Sometimes, a movie gets such a bad rating, I almost ignore it. At the same time, it decimates expectations and allows for a more open viewing. This was the case with The Words directed by Brian Klugman and Lee Sternthal, which I actually enjoyed. It’s currently at 22% on Rotten tomatoes and I think that rating is just ridiculously low. In some ways, it’s a retelling of a real-life Hemingway story. Hemingway had a suit case full of his manuscripts and all of his fiction that his wife lost at the train station. As he himself put it in a letter:
“I suppose you heard about the loss of my Juvenalia? I went up to Paris last week to see what was left and found that Hadley had made the job complete by including all carbons, duplicates, etc. All that remains of my complete works are three pencil drafts of a bum poem which was later scrapped, some correspondence between John McClure and me, and some journalistic carbons. You, naturally, would say, ‘Good’ etc. But don’t say it to me. I ain’t yet reached that mood.”
The question asked in the film is, if someone found that suitcase, then transcribed the manuscripts and published them as their own, what would happen? In this case, it’s not Hemingway, but another obscure writer who loses the case. Rory Jansen buys a suitcase at an antique store in Paris decades later. Inside is the manuscript of an incredible book that he decides to publish as his own. In the process, he becomes super famous and rides that fame into deals for his own books. Unfortunately, things fall apart when the original writer, the “Old Man,” (which ironically is also the same name as one of the only stories to survive that loss), pops back into his life and tells a very tragic tale of how he came to write the book (sadly, the old man never wrote a word after losing the manuscript).

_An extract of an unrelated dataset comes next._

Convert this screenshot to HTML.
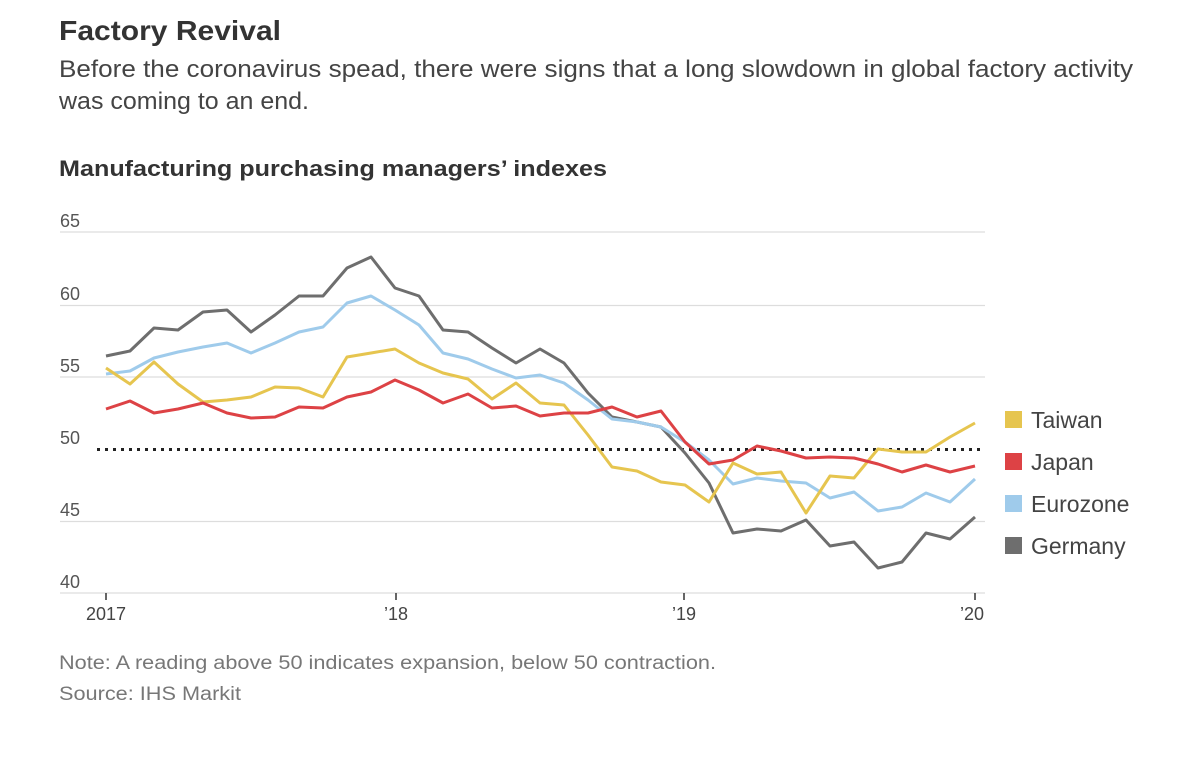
<!DOCTYPE html>
<html><head><meta charset="utf-8"><style>
body{margin:0;background:#fff;width:1200px;height:759px;overflow:hidden;font-family:"Liberation Sans",sans-serif}
</style></head><body>
<svg width="1200" height="759" xmlns="http://www.w3.org/2000/svg" font-family="Liberation Sans, sans-serif">
<text x="59" y="40" font-size="28" font-weight="bold" fill="#333" textLength="222" lengthAdjust="spacingAndGlyphs">Factory Revival</text>
<text x="59" y="77" font-size="24" fill="#444" textLength="1074" lengthAdjust="spacingAndGlyphs">Before the coronavirus spead, there were signs that a long slowdown in global factory activity</text>
<text x="59" y="109" font-size="24" fill="#444" textLength="250" lengthAdjust="spacingAndGlyphs">was coming to an end.</text>
<text x="59" y="176" font-size="22" font-weight="bold" fill="#333" textLength="548" lengthAdjust="spacingAndGlyphs">Manufacturing purchasing managers’ indexes</text>
<g stroke="#ddd" stroke-width="1.2">
<line x1="60" y1="232" x2="985" y2="232"/><line x1="60" y1="305.5" x2="985" y2="305.5"/>
<line x1="60" y1="377" x2="985" y2="377"/><line x1="60" y1="521.5" x2="985" y2="521.5"/>
<line x1="60" y1="593" x2="985" y2="593"/></g>
<g font-size="18" fill="#555">
<text x="60" y="227">65</text><text x="60" y="300">60</text><text x="60" y="372">55</text>
<text x="60" y="444">50</text><text x="60" y="516">45</text><text x="60" y="588">40</text></g>
<line x1="97" y1="449.5" x2="985" y2="449.5" stroke="#222" stroke-width="3" stroke-dasharray="3,5"/>
<g stroke="#333" stroke-width="1.5"><line x1="106" y1="593" x2="106" y2="600"/><line x1="396" y1="593" x2="396" y2="600"/><line x1="684" y1="593" x2="684" y2="600"/><line x1="975" y1="593" x2="975" y2="600"/></g>
<g font-size="18" fill="#444" text-anchor="middle">
<text x="106" y="620">2017</text><text x="396" y="620">’18</text><text x="684" y="620">’19</text><text x="972" y="620">’20</text></g>
<g fill="none" stroke-width="3" stroke-linejoin="round">
<polyline stroke="#6e6e6e" points="106,356 130,351 154,328 178,330 203,312 227,310 251,332 275,315 299,296 323,296 347,268 371,257 395,288 419,296 443,330 468,332 492,348 516,363 540,349 564,363 588,393 612,417 637,422 661,427 685,453 709,483 733,533 757,529 781,531 806,520 830,546 854,542 878,568 902,562 926,533 950,539 975,517"/>
<polyline stroke="#9fcbeb" points="106,374 130,371 154,358 178,352 203,347 227,343 251,353 275,343 299,332 323,327 347,303 371,296 395,310 419,325 443,353 468,359 492,369 516,378 540,375 564,383 588,400 612,419 637,422 661,427 685,442 709,460 733,484 757,478 781,481 806,483 830,498 854,492 878,511 902,507 926,493 950,502 975,479"/>
<polyline stroke="#e6c54f" points="106,368 130,384 154,362 178,384 203,402 227,400 251,397 275,387 299,388 323,397 347,357 371,353 395,349 419,363 443,373 468,379 492,399 516,383 540,403 564,405 588,435 612,467 637,471 661,482 685,485 709,502 733,463 757,474 781,472 806,513 830,476 854,478 878,449 902,452 926,452 950,437 975,423"/>
<polyline stroke="#dd4245" points="106,409 130,401 154,413 178,409 203,403 227,413 251,418 275,417 299,407 323,408 347,397 371,392 395,380 419,390 443,403 468,394 492,408 516,406 540,416 564,413 588,413 612,407 637,417 661,411 685,442 709,464 733,460 757,446 781,451 806,458 830,457 854,458 878,464 902,472 926,465 950,472 975,466"/>
</g>
<rect x="1005" y="411" width="17" height="17" fill="#e6c54f"/>
<rect x="1005" y="453" width="17" height="17" fill="#dd4245"/>
<rect x="1005" y="495" width="17" height="17" fill="#9fcbeb"/>
<rect x="1005" y="537" width="17" height="17" fill="#6e6e6e"/>
<g font-size="23" fill="#444">
<text x="1031" y="428">Taiwan</text><text x="1031" y="470">Japan</text>
<text x="1031" y="512">Eurozone</text><text x="1031" y="554">Germany</text></g>
<g font-size="19" fill="#777">
<text x="59" y="669" textLength="657" lengthAdjust="spacingAndGlyphs">Note: A reading above 50 indicates expansion, below 50 contraction.</text>
<text x="59" y="700" textLength="182" lengthAdjust="spacingAndGlyphs">Source: IHS Markit</text></g>
</svg>
</body></html>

Those two layers worked well, especially between Jeremy Irons and Bradley Cooper. I liked Cooper’s relationship with his wife played by Zoe Saldana too. What, unfortunately, took away from the whole movie was a third layer bookending the film. There’s another novel/biographical layer in a plot revolving around roles played by Dennis Quaid and Olivia Wilde that could have been easily been taken out and ended up being a distraction to the main narrative. It pains me to say that because I love both of them as actors/actresses. Plus, I understand the notion the filmmakers were getting at, questioning what is fiction, what is biography, what is truth, etc. I mean, is the plot of the Words about Dennis Quaid’s life? Did he just make it up? Is he still struggling with the choices he made? I think it could have been more effective had Bradley Cooper played that role as an older self looking back which would have had more emotional poignancy. Also, Cooper reverses courses way too quickly instead of allowing it to stew. Has he become more obsessed with fame than writing itself? He has to come to terms with his own limitations which drives him mad and would have made for a far more compelling theme. There’s another movie, The Hoax, which shows more of the stewing and adds to the tension of the film (a guy pretends to write the official biography of Howards Hughes). But in this case, aside from conflict/tension in the way the literary agent reacts to Cooper, it’s mostly absent.
On top of that, Zoe Saldana’s response was confusingly overwrought. Yes, I understand she’s angry, but shouldn’t she at least hear him out? He is totally drunk after all. For all she knew, he could have just been in a self-conflicted moment of doubt attributing his own work to an imaginary someone else, ha ha. You know writers and artists are all part of a crazy group, ha ha.
My wife for her part enjoyed seeing the early years full of rejections as that reflected my early years struggling as a writer, full of doubt, wondering impatiently about everything and anything. I mean, I’m still struggling! lol. There was a lot to enjoy in the film, especially the retelling of the Paris arc in the middle with the Jeremy Irons characters starting out in the sewers and finally pursuing his dream of being a writer. References/tributes to Hemingway abounded, even with the whole Krebs/return back home. I just wish the movie could have focused more on the choices they made affecting their lives rather than the plot within the plot within the plot. Jeremy Irons darkest confession/regret that he loves the writing more than his wife was devastating and I wanted to see how that changed Bradley Cooper’s character. Unfortunately, that part got skipped over, ha ha. There were enough questions to make it an enjoyable film revealing a glimpse into the writer life.
As for the 22%? That’s just crazy low. This is not a bad film. Not a great one, but it aspires to be something more and for that alone, is definitely worth watching.